The first reason why I agree with McCormack’s assessment is that open theism reflects much the reciprocal nature of God. He exercises free will to the people through His triune nature. It influences His relationship with human beings. On the other hand, Arminianism focuses on the control of man’s freedom and response. The second reason is that Arminianism concerns the divine provision of God, which is specific and deterministic in nature. Thirdly, the divine providence of God is sovereign and surpasses the free will espoused in the open theism. Everything that human beings do is approved by the will of God. Subsequently, He can permit sin to occur. He is responsible for directing concurring with the effect that this has on His goodness and justice.
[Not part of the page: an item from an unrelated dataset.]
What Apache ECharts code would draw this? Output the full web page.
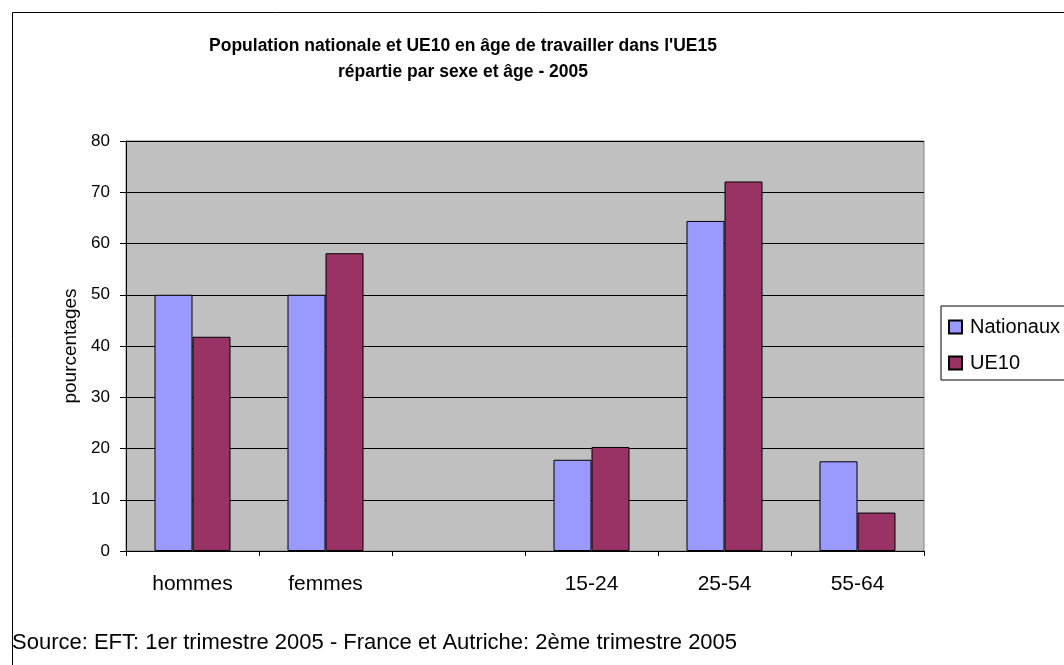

Feinberg does not provide a certain dispute over McCormack’s assessment of the relationship between open theism and Arminianism. However, he notes that an enduring relationship between the two exists in a number of platforms in other area. To some extent, Feinberg agrees with McCormack’s conclusion that open theism has a level of Arminianism in the way the Holy Trinity is understood along with the aspect of elective foreknowledge of God. On the contrary to the theological determinism that requires God to have control of everything in the life of human beings, as argued by McCormack, Arninianism posits that God is in agreement with every action and decisions undertaken by human beings. However, he does not have control over what is ultimately decided or undertaken by the human beings. This element establishes the background of one of the major differences between Arminianism and open theism, which McCormack tries to compare.